- **AIM**
Pictures stay out of this copy, which runs from the first line of the material through the line containing "const smadHashes = [null, null, null, null, 1.098, 1.199];".

- **COLLECTED DATA**
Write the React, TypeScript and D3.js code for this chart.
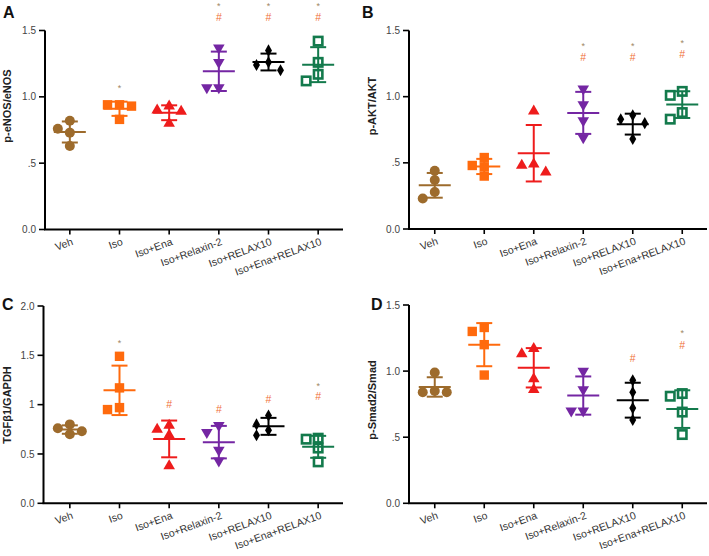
import React from 'react';
import * as d3 from 'd3';

// groups on the x axis
const groups = ['Veh', 'Iso', 'Iso+Ena', 'Iso+Relaxin-2', 'Iso+RELAX10', 'Iso+Ena+RELAX10'];

// four animals per group
const eNOS = [
  [0.82, 0.76, 0.73, 0.63],
  [0.94, 0.93, 0.94, 0.83],
  [0.93, 0.89, 0.90, 0.80],
  [1.37, 1.26, 1.07, 1.07],
  [1.35, 1.26, 1.24, 1.20],
  [1.42, 1.26, 1.17, 1.12],
];
const akt = [
  [0.44, 0.37, 0.28, 0.23],
  [0.54, 0.48, 0.47, 0.40],
  [0.89, 0.49, 0.48, 0.43],
  [1.06, 0.94, 0.82, 0.69],
  [0.86, 0.83, 0.80, 0.68],
  [1.04, 1.01, 0.88, 0.83],
];
const tgf = [
  [0.80, 0.76, 0.73, 0.70],
  [1.49, 1.17, 0.97, 0.95],
  [0.79, 0.75, 0.69, 0.38],
  [0.79, 0.72, 0.54, 0.43],
  [0.89, 0.80, 0.74, 0.69],
  [0.66, 0.65, 0.56, 0.42],
];
const smad = [
  [0.99, 0.85, 0.84, 0.84],
  [1.33, 1.30, 1.20, 0.97],
  [1.17, 1.13, 0.94, 0.86],
  [1.00, 0.86, 0.70, 0.70],
  [0.93, 0.84, 0.72, 0.63],
  [0.83, 0.81, 0.69, 0.52],
];

// significance marks (value level where the mark sits, null = none)
const eNOSStars = [null, 1.08, null, 1.70, 1.70, 1.70];
const eNOSHashes = [null, null, null, 1.6, 1.6, 1.6];
const aktStars = [null, null, null, 1.395, 1.395, 1.42];
const aktHashes = [null, null, null, 1.30, 1.30, 1.324];
const tgfStars = [null, 1.644, null, null, null, 1.21];
const tgfHashes = [null, null, 1.003, 0.952, 1.057, 1.087];
const smadStars = [null, null, null, null, null, 1.30];
const smadHashes = [null, null, null, null, 1.098, 1.199];

const ticks15 = [0, 0.5, 1, 1.5];
const ticks15Labels = ['0.0', '.5', '1.0', '1.5'];
const ticks20 = [0, 0.5, 1, 1.5, 2];
const ticks20Labels = ['0.0', '0.5', '1', '1.5', '2.0'];

const colors = ['#9d6b2c', '#ff6a0d', '#ee1c1c', '#7426a3', '#000000', '#137a4c'];
const shapes = ['circle', 'square', 'triUp', 'triDown', 'diamond', 'openSquare'];

const FONT = '"Liberation Sans", Arial, Helvetica, sans-serif';
const STAR = '#a08763';
const HASH = '#f07038';

function spread(vals: number[], y: (v: number) => number, step = 12, gap = 9) {
  const order = vals.map((v, i) => i).sort((a, b) => vals[b] - vals[a]);
  const placed: { dx: number; py: number }[] = [];
  const out = new Array(vals.length).fill(0);
  for (const i of order) {
    const py = y(vals[i]);
    for (const dx of [0, -step, step, -2 * step, 2 * step]) {
      if (placed.every(p => Math.abs(p.dx - dx) >= step || Math.abs(p.py - py) >= gap)) {
        out[i] = dx;
        placed.push({ dx, py });
        break;
      }
    }
  }
  return out;
}

function Marker({ shape, color, x, y }: any) {
  const sym = d3.symbol();
  if (shape === 'circle') return <circle cx={x} cy={y} r={5} fill={color} />;
  if (shape === 'square') return <rect x={x - 4.7} y={y - 4.7} width={9.4} height={9.4} fill={color} />;
  if (shape === 'openSquare')
    return <rect x={x - 4.2} y={y - 4.2} width={8.4} height={8.4} fill="white" stroke={color} strokeWidth={2.6} />;
  if (shape === 'diamond')
    return <path d={sym.type(d3.symbolDiamond).size(42)() as string} transform={`translate(${x},${y})`} fill={color} />;
  const tri = sym.type(d3.symbolTriangle).size(58)() as string;
  return (
    <path d={tri} transform={`translate(${x},${y}) rotate(${shape === 'triDown' ? 180 : 0})`} fill={color} />
  );
}

function Panel({ data, stars, hashes, yMax, tickVals, tickLabels, title, letter, L }: any) {
  const x = d3.scalePoint().domain(groups).range([L.x0, L.x1]).padding(0.5);
  const y = d3.scaleLinear().domain([0, yMax]).range([L.yBottom, L.yTop]);
  return (
    <g fontFamily={FONT}>
      <text x={L.letterX} y={L.letterY} fontSize={16} fontWeight="bold" fill="#111">{letter}</text>
      <text
        transform={`translate(${L.titleX},${L.titleY}) rotate(-90)`}
        textAnchor="middle"
        fontSize={11}
        fontWeight="bold"
        fill="#222"
      >
        {title}
      </text>
      {/* y axis */}
      <line x1={L.axisX} x2={L.axisX} y1={y(0)} y2={y(yMax)} stroke="#000" strokeWidth={2} />
      {tickVals.map((t: number, i: number) => (
        <g key={i}>
          <line x1={L.axisX - 6} x2={L.axisX} y1={y(t)} y2={y(t)} stroke="#000" strokeWidth={1.6} />
          <text x={L.axisX - 9} y={y(t) + 3.6} textAnchor="end" fontSize={10} fill="#444">{tickLabels[i]}</text>
        </g>
      ))}
      {/* x axis */}
      <line x1={L.axisX - 1} x2={L.x1} y1={y(0)} y2={y(0)} stroke="#000" strokeWidth={2} />
      {groups.map(g => (
        <g key={g}>
          <line x1={x(g)} x2={x(g)} y1={y(0)} y2={y(0) + 5} stroke="#000" strokeWidth={1.6} />
          <text
            transform={`translate(${(x(g) as number) + 4},${y(0) + 15}) rotate(-20)`}
            textAnchor="end"
            fontSize={10.5}
            fill="#333"
          >
            {g}
          </text>
        </g>
      ))}
      {data.map((vals: number[], gi: number) => {
        const cx = x(groups[gi]) as number;
        const mean = d3.mean(vals) as number;
        const sd = d3.deviation(vals) as number;
        const offs = spread(vals, y);
        const c = colors[gi];
        return (
          <g key={gi}>
            {vals.map((v, k) => (
              <Marker key={k} shape={shapes[gi]} color={c} x={cx + offs[k]} y={y(v)} />
            ))}
            <line x1={cx} x2={cx} y1={y(mean + sd)} y2={y(mean - sd)} stroke={c} strokeWidth={2} />
            <line x1={cx - 16} x2={cx + 16} y1={y(mean)} y2={y(mean)} stroke={c} strokeWidth={2} />
            <line x1={cx - 8} x2={cx + 8} y1={y(mean + sd)} y2={y(mean + sd)} stroke={c} strokeWidth={2} />
            <line x1={cx - 8} x2={cx + 8} y1={y(mean - sd)} y2={y(mean - sd)} stroke={c} strokeWidth={2} />
            {stars[gi] != null && (
              <text x={cx} y={y(stars[gi]) + 5} textAnchor="middle" fontSize={9} fill={STAR}>*</text>
            )}
            {hashes[gi] != null && (
              <text x={cx} y={y(hashes[gi]) + 3.8} textAnchor="middle" fontSize={10.5} fill={HASH}>#</text>
            )}
          </g>
        );
      })}
    </g>
  );
}

export default function App() {
  const LA = { x0: 45, x1: 343, axisX: 45, yTop: 30.5, yBottom: 229.5, titleX: 11, titleY: 106, letterX: 3, letterY: 18 };
  const LB = { x0: 410, x1: 707, axisX: 409, yTop: 30.5, yBottom: 229, titleX: 376, titleY: 106, letterX: 362, letterY: 18 };
  const LC = { x0: 45, x1: 343, axisX: 43.5, yTop: 306, yBottom: 503.3, titleX: 11, titleY: 405, letterX: 2, letterY: 310 };
  const LD = { x0: 410, x1: 707, axisX: 409, yTop: 305, yBottom: 503.3, titleX: 376, titleY: 400, letterX: 371, letterY: 310 };
  return (
    <svg width={709} height={556} style={{ position: 'absolute', left: 0, top: 0, background: '#fff' }}>
      <Panel data={eNOS} stars={eNOSStars} hashes={eNOSHashes} yMax={1.5} tickVals={ticks15} tickLabels={ticks15Labels} title="p-eNOS/eNOS" letter="A" L={LA} />
      <Panel data={akt} stars={aktStars} hashes={aktHashes} yMax={1.5} tickVals={ticks15} tickLabels={ticks15Labels} title="p-AKT/AKT" letter="B" L={LB} />
      <Panel data={tgf} stars={tgfStars} hashes={tgfHashes} yMax={2} tickVals={ticks20} tickLabels={ticks20Labels} title="TGFβ1/GAPDH" letter="C" L={LC} />
      <Panel data={smad} stars={smadStars} hashes={smadHashes} yMax={1.5} tickVals={ticks15} tickLabels={ticks15Labels} title="p-Smad2/Smad" letter="D" L={LD} />
    </svg>
  );
}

- **SOLVED PROBLEM**
Write the React, TypeScript and D3.js code for this chart.
import React from 'react';
import * as d3 from 'd3';

// groups on the x axis
const groups = ['Veh', 'Iso', 'Iso+Ena', 'Iso+Relaxin-2', 'Iso+RELAX10', 'Iso+Ena+RELAX10'];

// four animals per group
const eNOS = [
  [0.82, 0.76, 0.73, 0.63],
  [0.94, 0.93, 0.94, 0.83],
  [0.93, 0.89, 0.90, 0.80],
  [1.37, 1.26, 1.07, 1.07],
  [1.35, 1.26, 1.24, 1.20],
  [1.42, 1.26, 1.17, 1.12],
];
const akt = [
  [0.44, 0.37, 0.28, 0.23],
  [0.54, 0.48, 0.47, 0.40],
  [0.89, 0.49, 0.48, 0.43],
  [1.06, 0.94, 0.82, 0.69],
  [0.86, 0.83, 0.80, 0.68],
  [1.04, 1.01, 0.88, 0.83],
];
const tgf = [
  [0.80, 0.76, 0.73, 0.70],
  [1.49, 1.17, 0.97, 0.95],
  [0.79, 0.75, 0.69, 0.38],
  [0.79, 0.72, 0.54, 0.43],
  [0.89, 0.80, 0.74, 0.69],
  [0.66, 0.65, 0.56, 0.42],
];
const smad = [
  [0.99, 0.85, 0.84, 0.84],
  [1.33, 1.30, 1.20, 0.97],
  [1.17, 1.13, 0.94, 0.86],
  [1.00, 0.86, 0.70, 0.70],
  [0.93, 0.84, 0.72, 0.63],
  [0.83, 0.81, 0.69, 0.52],
];

// significance marks (value level where the mark sits, null = none)
const eNOSStars = [null, 1.08, null, 1.70, 1.70, 1.70];
const eNOSHashes = [null, null, null, 1.6, 1.6, 1.6];
const aktStars = [null, null, null, 1.395, 1.395, 1.42];
const aktHashes = [null, null, null, 1.30, 1.30, 1.324];
const tgfStars = [null, 1.644, null, null, null, 1.21];
const tgfHashes = [null, null, 1.003, 0.952, 1.057, 1.087];
const smadStars = [null, null, null, null, null, 1.30];
const smadHashes = [null, null, null, null, 1.098, 1.199];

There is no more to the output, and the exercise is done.